OBJECTIVE | All the data below goes into the copy word for word, but the pictures don't.
━━━━━━━━
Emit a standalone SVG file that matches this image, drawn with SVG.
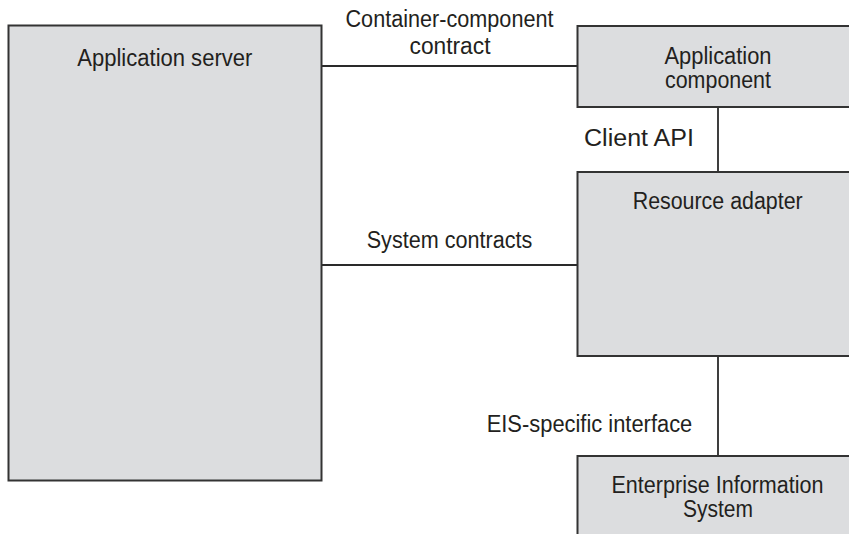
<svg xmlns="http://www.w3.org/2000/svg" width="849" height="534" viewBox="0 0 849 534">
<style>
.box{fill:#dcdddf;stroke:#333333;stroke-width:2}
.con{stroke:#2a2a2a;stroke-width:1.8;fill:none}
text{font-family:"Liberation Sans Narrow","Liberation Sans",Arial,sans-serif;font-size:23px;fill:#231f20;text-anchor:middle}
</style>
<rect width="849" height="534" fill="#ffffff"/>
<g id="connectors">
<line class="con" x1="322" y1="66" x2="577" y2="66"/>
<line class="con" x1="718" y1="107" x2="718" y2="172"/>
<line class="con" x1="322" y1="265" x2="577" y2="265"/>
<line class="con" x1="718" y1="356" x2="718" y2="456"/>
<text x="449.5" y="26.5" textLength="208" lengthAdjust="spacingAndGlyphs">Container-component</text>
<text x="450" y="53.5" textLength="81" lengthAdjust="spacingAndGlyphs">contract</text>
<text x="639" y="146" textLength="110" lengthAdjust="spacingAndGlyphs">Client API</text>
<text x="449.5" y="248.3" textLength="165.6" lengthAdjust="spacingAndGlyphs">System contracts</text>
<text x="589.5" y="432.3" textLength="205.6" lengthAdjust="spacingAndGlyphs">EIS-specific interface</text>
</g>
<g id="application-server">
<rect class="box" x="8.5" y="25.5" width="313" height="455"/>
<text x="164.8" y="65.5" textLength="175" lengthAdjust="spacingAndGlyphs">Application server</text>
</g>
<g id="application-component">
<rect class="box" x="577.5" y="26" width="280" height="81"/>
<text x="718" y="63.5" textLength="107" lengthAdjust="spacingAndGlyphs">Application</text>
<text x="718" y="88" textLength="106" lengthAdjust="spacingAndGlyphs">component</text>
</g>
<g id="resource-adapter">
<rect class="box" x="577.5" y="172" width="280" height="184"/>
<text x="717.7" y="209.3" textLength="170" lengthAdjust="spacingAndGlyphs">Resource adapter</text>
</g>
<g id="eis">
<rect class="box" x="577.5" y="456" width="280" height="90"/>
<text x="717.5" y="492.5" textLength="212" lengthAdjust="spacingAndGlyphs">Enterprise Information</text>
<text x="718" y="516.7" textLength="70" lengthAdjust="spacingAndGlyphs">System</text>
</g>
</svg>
━━━━━━━━
RESULT |
Emit a standalone SVG file that matches this image, drawn with SVG.
<svg xmlns="http://www.w3.org/2000/svg" width="849" height="534" viewBox="0 0 849 534">
<style>
.box{fill:#dcdddf;stroke:#333333;stroke-width:2}
.con{stroke:#2a2a2a;stroke-width:1.8;fill:none}
text{font-family:"Liberation Sans Narrow","Liberation Sans",Arial,sans-serif;font-size:23px;fill:#231f20;text-anchor:middle}
</style>
<rect width="849" height="534" fill="#ffffff"/>
<g id="connectors">
<line class="con" x1="322" y1="66" x2="577" y2="66"/>
<line class="con" x1="718" y1="107" x2="718" y2="172"/>
<line class="con" x1="322" y1="265" x2="577" y2="265"/>
<line class="con" x1="718" y1="356" x2="718" y2="456"/>
<text x="449.5" y="26.5" textLength="208" lengthAdjust="spacingAndGlyphs">Container-component</text>
<text x="450" y="53.5" textLength="81" lengthAdjust="spacingAndGlyphs">contract</text>
<text x="639" y="146" textLength="110" lengthAdjust="spacingAndGlyphs">Client API</text>
<text x="449.5" y="248.3" textLength="165.6" lengthAdjust="spacingAndGlyphs">System contracts</text>
<text x="589.5" y="432.3" textLength="205.6" lengthAdjust="spacingAndGlyphs">EIS-specific interface</text>
</g>
<g id="application-server">
<rect class="box" x="8.5" y="25.5" width="313" height="455"/>
<text x="164.8" y="65.5" textLength="175" lengthAdjust="spacingAndGlyphs">Application server</text>
</g>
<g id="application-component">
<rect class="box" x="577.5" y="26" width="280" height="81"/>
<text x="718" y="63.5" textLength="107" lengthAdjust="spacingAndGlyphs">Application</text>
<text x="718" y="88" textLength="106" lengthAdjust="spacingAndGlyphs">component</text>
</g>
<g id="resource-adapter">
<rect class="box" x="577.5" y="172" width="280" height="184"/>
<text x="717.7" y="209.3" textLength="170" lengthAdjust="spacingAndGlyphs">Resource adapter</text>
</g>
<g id="eis">
<rect class="box" x="577.5" y="456" width="280" height="90"/>
<text x="717.5" y="492.5" textLength="212" lengthAdjust="spacingAndGlyphs">Enterprise Information</text>
<text x="718" y="516.7" textLength="70" lengthAdjust="spacingAndGlyphs">System</text>
</g>
</svg>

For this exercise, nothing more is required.